● REQUEST
Skip pictures in the listing below; copy exactly the lines from the one with "Clone this chart in seaborn and matplotlib." through the one with "import seaborn as sns", inclusive.

● RECORDS SUPPLIED
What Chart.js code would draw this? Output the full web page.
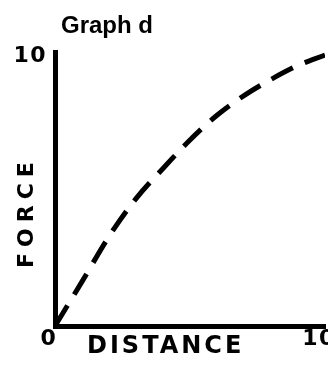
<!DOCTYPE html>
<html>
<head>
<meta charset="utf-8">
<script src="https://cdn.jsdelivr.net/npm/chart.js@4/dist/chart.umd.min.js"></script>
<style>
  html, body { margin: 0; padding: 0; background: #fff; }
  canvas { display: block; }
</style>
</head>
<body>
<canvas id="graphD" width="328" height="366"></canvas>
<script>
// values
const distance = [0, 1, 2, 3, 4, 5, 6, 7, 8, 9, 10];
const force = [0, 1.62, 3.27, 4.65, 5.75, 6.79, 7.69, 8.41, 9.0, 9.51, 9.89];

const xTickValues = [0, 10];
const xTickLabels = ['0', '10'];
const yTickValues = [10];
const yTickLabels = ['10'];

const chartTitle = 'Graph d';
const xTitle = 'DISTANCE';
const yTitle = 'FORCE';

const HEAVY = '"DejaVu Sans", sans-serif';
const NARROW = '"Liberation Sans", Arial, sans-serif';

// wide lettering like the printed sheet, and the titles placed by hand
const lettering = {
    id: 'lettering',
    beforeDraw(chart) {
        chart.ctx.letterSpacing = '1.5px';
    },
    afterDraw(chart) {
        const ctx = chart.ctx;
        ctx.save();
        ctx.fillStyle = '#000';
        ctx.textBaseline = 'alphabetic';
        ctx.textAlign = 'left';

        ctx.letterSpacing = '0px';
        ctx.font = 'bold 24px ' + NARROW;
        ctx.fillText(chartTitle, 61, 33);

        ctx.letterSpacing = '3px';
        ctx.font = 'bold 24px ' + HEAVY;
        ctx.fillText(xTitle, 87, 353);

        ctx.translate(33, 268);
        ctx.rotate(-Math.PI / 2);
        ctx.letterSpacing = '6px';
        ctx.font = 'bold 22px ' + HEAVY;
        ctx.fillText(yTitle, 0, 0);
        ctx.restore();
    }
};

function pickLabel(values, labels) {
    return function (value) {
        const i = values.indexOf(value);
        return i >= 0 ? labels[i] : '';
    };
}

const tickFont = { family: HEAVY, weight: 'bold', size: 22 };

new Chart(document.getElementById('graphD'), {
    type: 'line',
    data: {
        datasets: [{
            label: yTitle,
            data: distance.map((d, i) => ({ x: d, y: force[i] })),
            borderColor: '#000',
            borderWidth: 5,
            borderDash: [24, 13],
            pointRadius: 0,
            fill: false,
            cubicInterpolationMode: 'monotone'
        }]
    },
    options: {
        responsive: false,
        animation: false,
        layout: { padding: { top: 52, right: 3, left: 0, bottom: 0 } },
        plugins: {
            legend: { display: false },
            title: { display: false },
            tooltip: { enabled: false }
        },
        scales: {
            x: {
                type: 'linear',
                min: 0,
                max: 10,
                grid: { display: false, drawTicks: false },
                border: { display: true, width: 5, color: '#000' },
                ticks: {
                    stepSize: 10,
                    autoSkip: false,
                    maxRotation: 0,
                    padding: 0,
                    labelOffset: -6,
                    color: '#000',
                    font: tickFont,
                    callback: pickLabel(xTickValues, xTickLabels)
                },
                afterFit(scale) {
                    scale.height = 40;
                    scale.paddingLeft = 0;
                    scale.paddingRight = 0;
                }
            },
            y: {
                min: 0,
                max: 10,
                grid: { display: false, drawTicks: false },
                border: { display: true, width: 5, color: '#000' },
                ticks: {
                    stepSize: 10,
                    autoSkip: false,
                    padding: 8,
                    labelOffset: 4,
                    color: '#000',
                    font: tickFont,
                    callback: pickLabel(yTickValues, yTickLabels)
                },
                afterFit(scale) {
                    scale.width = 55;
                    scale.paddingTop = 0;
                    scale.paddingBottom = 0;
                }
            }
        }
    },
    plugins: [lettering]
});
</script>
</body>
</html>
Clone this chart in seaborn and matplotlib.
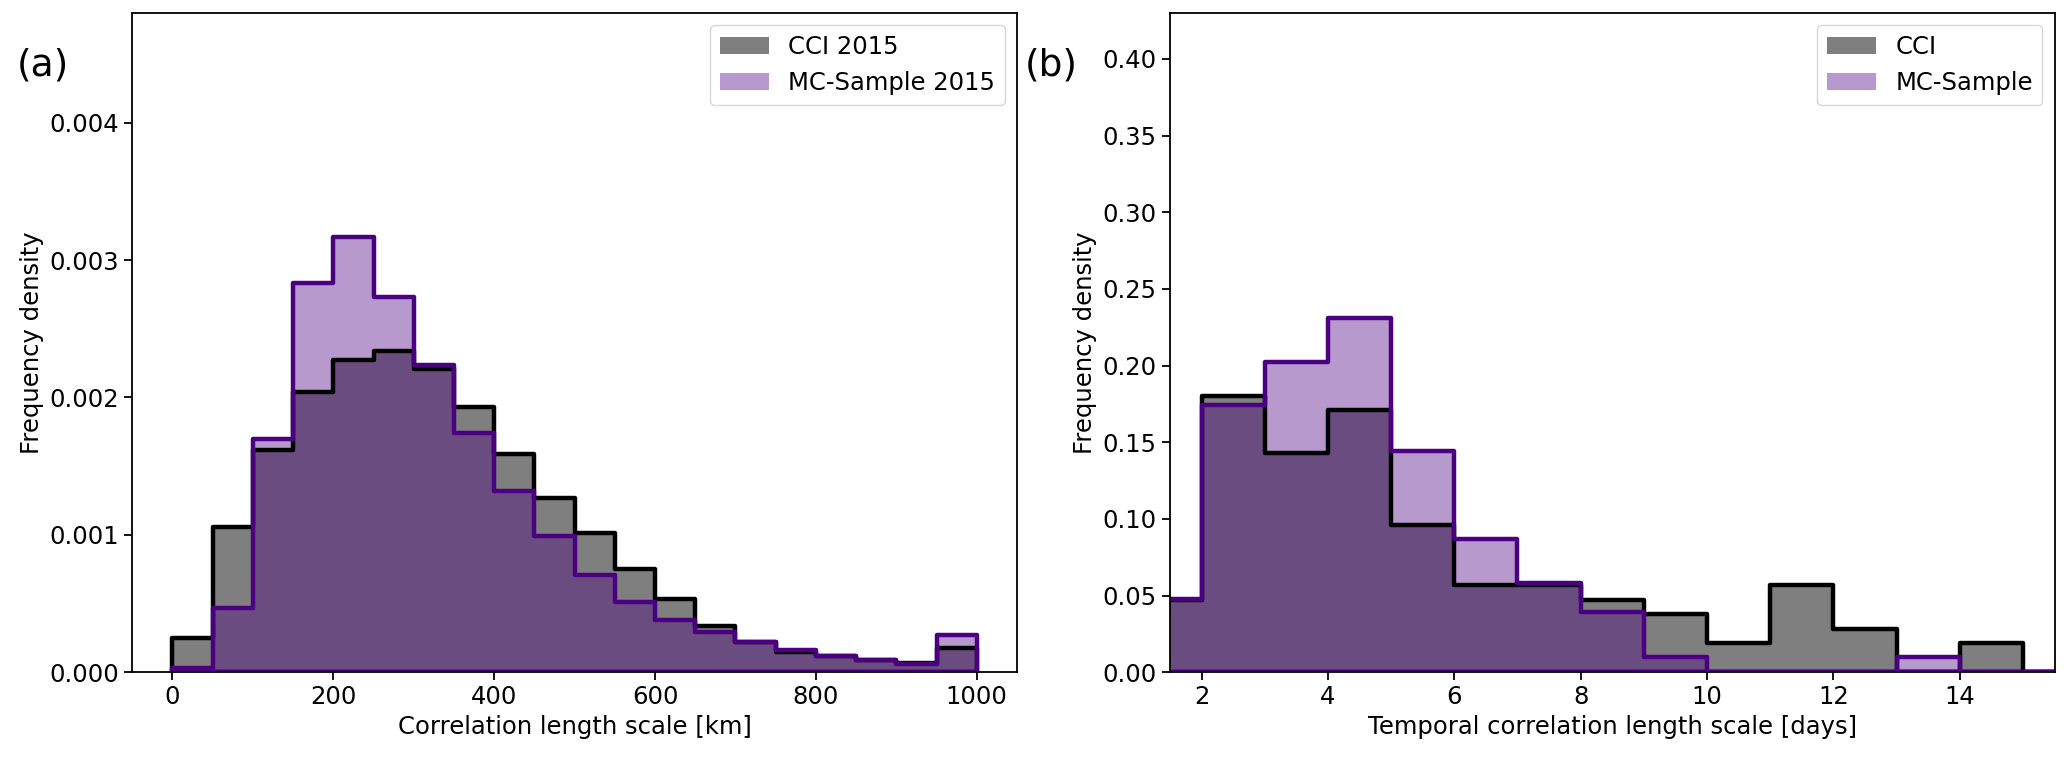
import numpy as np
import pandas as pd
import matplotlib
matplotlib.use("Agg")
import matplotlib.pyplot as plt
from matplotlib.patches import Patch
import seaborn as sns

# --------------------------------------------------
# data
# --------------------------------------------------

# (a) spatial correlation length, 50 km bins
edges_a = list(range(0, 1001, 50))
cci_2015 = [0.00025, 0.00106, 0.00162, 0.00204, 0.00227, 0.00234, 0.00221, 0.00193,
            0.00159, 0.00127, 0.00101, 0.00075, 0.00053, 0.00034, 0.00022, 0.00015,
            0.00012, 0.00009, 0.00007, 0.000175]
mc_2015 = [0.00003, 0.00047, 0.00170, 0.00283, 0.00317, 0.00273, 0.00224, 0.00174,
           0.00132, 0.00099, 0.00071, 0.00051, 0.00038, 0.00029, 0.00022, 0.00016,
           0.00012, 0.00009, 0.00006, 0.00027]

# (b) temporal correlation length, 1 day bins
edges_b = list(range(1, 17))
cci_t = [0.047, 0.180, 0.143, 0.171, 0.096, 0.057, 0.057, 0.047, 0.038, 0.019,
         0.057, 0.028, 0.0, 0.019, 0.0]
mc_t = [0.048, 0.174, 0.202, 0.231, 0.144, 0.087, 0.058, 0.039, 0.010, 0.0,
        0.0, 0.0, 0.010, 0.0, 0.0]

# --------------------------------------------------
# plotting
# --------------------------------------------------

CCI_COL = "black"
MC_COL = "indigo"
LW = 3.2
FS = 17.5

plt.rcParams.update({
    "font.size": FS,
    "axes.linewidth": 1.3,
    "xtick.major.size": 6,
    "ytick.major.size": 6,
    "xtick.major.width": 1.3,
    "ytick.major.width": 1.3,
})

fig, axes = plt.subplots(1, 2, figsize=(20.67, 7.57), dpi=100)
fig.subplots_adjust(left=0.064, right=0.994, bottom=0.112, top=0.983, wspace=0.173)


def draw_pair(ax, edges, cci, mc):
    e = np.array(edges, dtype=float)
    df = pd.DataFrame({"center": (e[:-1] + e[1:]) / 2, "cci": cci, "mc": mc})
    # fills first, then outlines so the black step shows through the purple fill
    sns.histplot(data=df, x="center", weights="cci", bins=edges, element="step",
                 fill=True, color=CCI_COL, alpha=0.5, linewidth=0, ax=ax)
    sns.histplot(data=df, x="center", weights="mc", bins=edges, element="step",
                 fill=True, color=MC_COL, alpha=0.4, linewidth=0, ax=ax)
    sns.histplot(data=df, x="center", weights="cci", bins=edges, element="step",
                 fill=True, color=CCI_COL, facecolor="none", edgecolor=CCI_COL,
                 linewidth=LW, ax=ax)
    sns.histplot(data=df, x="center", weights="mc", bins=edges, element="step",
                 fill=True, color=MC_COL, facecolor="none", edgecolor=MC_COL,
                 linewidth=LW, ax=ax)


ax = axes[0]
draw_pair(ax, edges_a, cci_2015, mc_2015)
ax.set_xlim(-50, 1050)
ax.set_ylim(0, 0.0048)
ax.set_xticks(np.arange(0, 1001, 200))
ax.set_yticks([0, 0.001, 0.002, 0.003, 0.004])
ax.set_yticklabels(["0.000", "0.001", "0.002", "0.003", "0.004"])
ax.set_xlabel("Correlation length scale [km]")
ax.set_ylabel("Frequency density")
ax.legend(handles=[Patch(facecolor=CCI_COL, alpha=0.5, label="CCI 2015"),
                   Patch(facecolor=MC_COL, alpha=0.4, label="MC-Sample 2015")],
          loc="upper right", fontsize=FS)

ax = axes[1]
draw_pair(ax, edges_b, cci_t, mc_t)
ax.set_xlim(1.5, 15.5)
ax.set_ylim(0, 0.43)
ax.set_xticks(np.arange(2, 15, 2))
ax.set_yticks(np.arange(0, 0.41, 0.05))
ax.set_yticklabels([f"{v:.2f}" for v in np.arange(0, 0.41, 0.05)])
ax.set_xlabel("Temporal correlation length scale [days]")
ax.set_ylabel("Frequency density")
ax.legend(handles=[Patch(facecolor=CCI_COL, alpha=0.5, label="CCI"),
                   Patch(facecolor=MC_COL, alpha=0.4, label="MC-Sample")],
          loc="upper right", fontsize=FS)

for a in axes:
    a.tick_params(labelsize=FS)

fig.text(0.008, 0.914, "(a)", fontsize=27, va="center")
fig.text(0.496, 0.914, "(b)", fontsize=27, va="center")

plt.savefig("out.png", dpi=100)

● TASK ANSWER
Clone this chart in seaborn and matplotlib.
import numpy as np
import pandas as pd
import matplotlib
matplotlib.use("Agg")
import matplotlib.pyplot as plt
from matplotlib.patches import Patch
import seaborn as sns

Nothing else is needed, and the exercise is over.